If money isn’t an issue, you can buy all the most expensive consumer PC parts and build a mighty PC to check your email and scroll through social media. Of course, this isn’t how most people buy things; it’s not even how rich people buy things, as it’s not an excellent way to stay rich. Instead, most people look at what they want to do with a computer and then find a computer that has suitable hardware.
In the home market, there’s a decent amount of choice, but once you get to the workstation and server market, there are some even more powerful options for even more money. For example, the best PC you can build at home supports 16 cores (or 24 if you count Intel’s efficiency cores). You can also get a powerful GPU. Technically you can get multiple powerful GPUs, but you can’t use them together as SLI/NVLINK is essentially dead.
In the server and workstation market, you can get far more cores in a CPU, up to 96 in AMD’s EPYC lineup. You can also get GPUs with more capable interconnects and more VRAM. CPU cores, though, are where a lot of money goes, especially in HPC (High-Performance Computing), Hyperscaler, and Supercomputing worlds. So, what do you do if you need more than 96 cores in one computer? Add more CPUs, obviously.
Multi-Socket Motherboards
Of course, you can’t just slap a second CPU on any old motherboard; there’d be nowhere for it to go. You need specific hardware. AMD supports the ability for two of their EPYC server CPUs to be placed on the same motherboard. That offers up a total of 192 cores or 384 threads. Intel’s latest server CPUs maxed out at 40 cores, though the previous generation featured a 56-core model. Intel, however, supports up to 8 CPUs on a single motherboard. That’s 320 or 448 cores and 640 or 896 threads. While this is overkilled for checking Instagram, some workloads can use all this horsepower.

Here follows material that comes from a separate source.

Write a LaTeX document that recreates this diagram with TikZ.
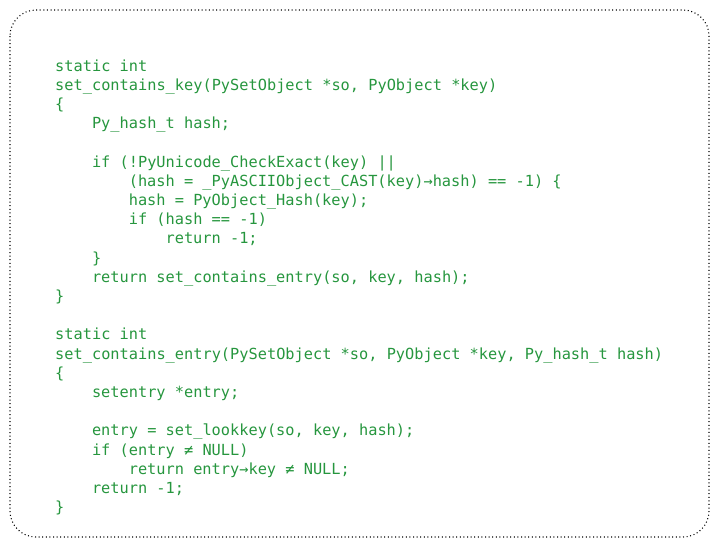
\documentclass[tikz,border=0pt]{standalone}
\usepackage{fontspec}
\setmonofont{DejaVu Sans Mono}
\definecolor{codegreen}{RGB}{38,150,62}
\begin{document}
\begin{tikzpicture}[x=1pt,y=-1pt,
  code/.style={anchor=base west,inner sep=0pt,text=codegreen,font=\ttfamily\fontsize{15.3}{19.2}\selectfont}]
\useasboundingbox (0,0) rectangle (719,547);
\draw[line width=1.1pt,dash pattern=on 1pt off 2.6pt,rounded corners=26] (10,10) rectangle (709,537);
\newcommand\cl[4]{\node[code] (#1) at ({55+#2*9.2},{71+#3*19.2}) {#4};}
\cl{l0}{0}{0}{static int}
\cl{l1}{0}{1}{set\_contains\_key(PySetObject *so, PyObject *key)}
\cl{l2}{0}{2}{\{}
\cl{l3}{4}{3}{Py\_hash\_t hash;}
\cl{l5}{4}{5}{if (!PyUnicode\_CheckExact(key) ||}
\cl{l6}{8}{6}{(hash = \_PyASCIIObject\_CAST(key)→hash) == -1) \{}
\cl{l7}{8}{7}{hash = PyObject\_Hash(key);}
\cl{l8}{8}{8}{if (hash == -1)}
\cl{l9}{12}{9}{return -1;}
\cl{l10}{4}{10}{\}}
\cl{l11}{4}{11}{return set\_contains\_entry(so, key, hash);}
\cl{l12}{0}{12}{\}}
\cl{l14}{0}{14}{static int}
\cl{l15}{0}{15}{set\_contains\_entry(PySetObject *so, PyObject *key, Py\_hash\_t hash)}
\cl{l16}{0}{16}{\{}
\cl{l17}{4}{17}{setentry *entry;}
\cl{l19}{4}{19}{entry = set\_lookkey(so, key, hash);}
\cl{l20}{4}{20}{if (entry ≠ NULL)}
\cl{l21}{8}{21}{return entry→key ≠ NULL;}
\cl{l22}{4}{22}{return -1;}
\cl{l23}{0}{23}{\}}
\end{tikzpicture}
\end{document}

The problem comes from memory. Four things generally limit CPUs. The first is a lack of things to do; sometimes, the CPU just isn’t loaded. Next, you have power, there’s only so much power you can draw before you start damaging the CPU, and limits are in place to ensure the CPU isn’t at risk of burning out when under full load. You also have the closely related temperature pressure, the more power you use, the more heat you generate and have to dissipate; overheating is just as bad as too much power as things start to melt. The other limitation is memory access.

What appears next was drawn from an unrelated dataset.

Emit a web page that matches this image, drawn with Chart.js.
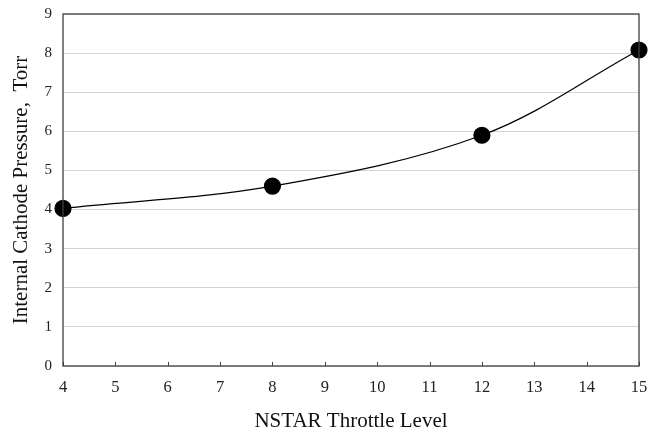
<!DOCTYPE html>
<html>
<head>
<meta charset="utf-8">
<script src="https://cdn.jsdelivr.net/npm/chart.js@4/dist/chart.umd.min.js"></script>
<style>
  html, body { margin: 0; padding: 0; background: #fff; }
  #wrap { width: 651px; height: 438px; }
</style>
</head>
<body>
<div id="wrap"><canvas id="chart" width="651" height="438"></canvas></div>
<script>
// data
const throttleLevels = [4, 8, 12, 15];
const cathodePressure = [4.03, 4.6, 5.9, 8.08];
const xTicks = [4, 5, 6, 7, 8, 9, 10, 11, 12, 13, 14, 15];
const yTicks = [0, 1, 2, 3, 4, 5, 6, 7, 8, 9];

const serif = "'Liberation Serif', 'Times New Roman', serif";

// frame round the plot + small inward ticks on the x axis
const framePlugin = {
  id: 'frame',
  afterDatasetsDraw(c) {
    const { ctx, chartArea: a, scales } = c;
    ctx.save();
    ctx.strokeStyle = '#404040';
    ctx.lineWidth = 1.3;
    ctx.strokeRect(a.left, a.top, a.right - a.left, a.bottom - a.top);
    ctx.beginPath();
    xTicks.forEach((t) => {
      const x = Math.round(scales.x.getPixelForValue(t)) + 0.5;
      ctx.moveTo(x, a.bottom);
      ctx.lineTo(x, a.bottom - 4);
    });
    ctx.lineWidth = 1;
    ctx.stroke();
    ctx.restore();
  },
};

const chart = document.getElementById('chart').getContext('2d');

new Chart(chart, {
  type: 'line',
  data: {
    datasets: [
      {
        data: throttleLevels.map((x, i) => ({ x: x, y: cathodePressure[i] })),
        borderColor: '#000',
        borderWidth: 1.2,
        backgroundColor: '#000',
        pointRadius: 8,
        pointHoverRadius: 8,
        tension: 0.35,
        fill: false,
        clip: false,
      },
    ],
  },
  options: {
    responsive: false,
    animation: false,
    layout: { padding: { left: 5, right: 12, top: 14, bottom: 0 } },
    plugins: { legend: { display: false }, tooltip: { enabled: false } },
    scales: {
      x: {
        type: 'linear',
        min: 4,
        max: 15,
        afterBuildTicks: (s) => { s.ticks = xTicks.map((v) => ({ value: v })); },
        afterFit: (s) => { s.height = 72; s.paddingLeft = 0; s.paddingRight = 0; },
        grid: { display: false, drawTicks: false },
        border: { display: false },
        ticks: { color: '#222', font: { family: serif, size: 16.5 }, padding: 12 },
        title: {
          display: true,
          text: 'NSTAR Throttle Level',
          color: '#111',
          font: { family: serif, size: 21 },
          padding: { top: 13 },
        },
      },
      y: {
        min: 0,
        max: 9,
        afterBuildTicks: (s) => { s.ticks = yTicks.map((v) => ({ value: v })); },
        afterFit: (s) => { s.width = 58; s.paddingTop = 0; s.paddingBottom = 0; },
        grid: { color: '#d4d4d4', lineWidth: 1, drawTicks: false },
        border: { display: false },
        ticks: { color: '#222', font: { family: serif, size: 15 }, padding: 11 },
        title: {
          display: true,
          text: 'Internal Cathode Pressure,  Torr',
          color: '#111',
          font: { family: serif, size: 21 },
          padding: { bottom: 4 },
        },
      },
    },
  },
  plugins: [framePlugin],
});
</script>
</body>
</html>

A CPU typically needs a lot of data to perform a lot of processing. All of that is stored in RAM. Unfortunately, RAM is pretty slow compared to a CPU. This can leave it idle for “ages” before it gets the data it needs to operate. CPU cache helps a lot, but it’s so small it can’t cover everything, and the main memory needs to be accessed.
Memory Latency
To minimize the effect of RAM being slow, it is physically placed as close to the CPU as possible. This is why RAM is always located directly next to the CPU socket on a motherboard. But what happens if you have multiple CPUs on a single motherboard? Then there is a different access time for a CPU to access its memory compared to the memory next to another. “Oh no,” you might say, “some memory is slightly slower.” But this is an actual issue that can have a surprisingly profound effect on performance. This concept is called Non-Uniform Memory Access, or NUMA.
NUMA involves providing a mechanism for the operating system to understand that while it can access all the memory, some parts are preferred for certain things over others. Where possible, the OS then stores data for tasks running on CPU1 in the RAM directly next to CPU1. Similarly, data necessary for a task running on CPU2 is stored in the RAM directly next to CPU2. Of course, with limited RAM capacities and massive data sets, staying within these confines is not always possible. Still, best efforts are made and have a significant impact on performance.
Memory access over a single channel is also sequential. This means that when two different CPUs try to access data on the same channel, one directly connected to the DIMM and the other NUMA hop away, the second request not only has to wait, idle, for its request but also the request of the other processor. As such, wherever possible, data should be stored on the RAM directly next to the CPU that will need it.
Conclusion
NUMA stands for Non-Uniform Memory Access. It’s a term used in computer systems with multiple physical CPUs. It refers to the fact that one CPU will have a different memory latency to the RAM directly surrounding it compared to the RAM surrounding another CPU. The extra latency decreases system performance in multiple ways. NUMA is a way to inform the operating system that this is the case.
It allows it to optimize memory usage and data locality based on the CPU that needs the data. Where possible, all data for the processes running on a CPU is stored in the RAM directly attached to that CPU. When the local RAM doesn’t have enough capacity, data can spill over into the RAM around other CPUs. Again where possible, the number of NUMA hops is minimized to reduce latency.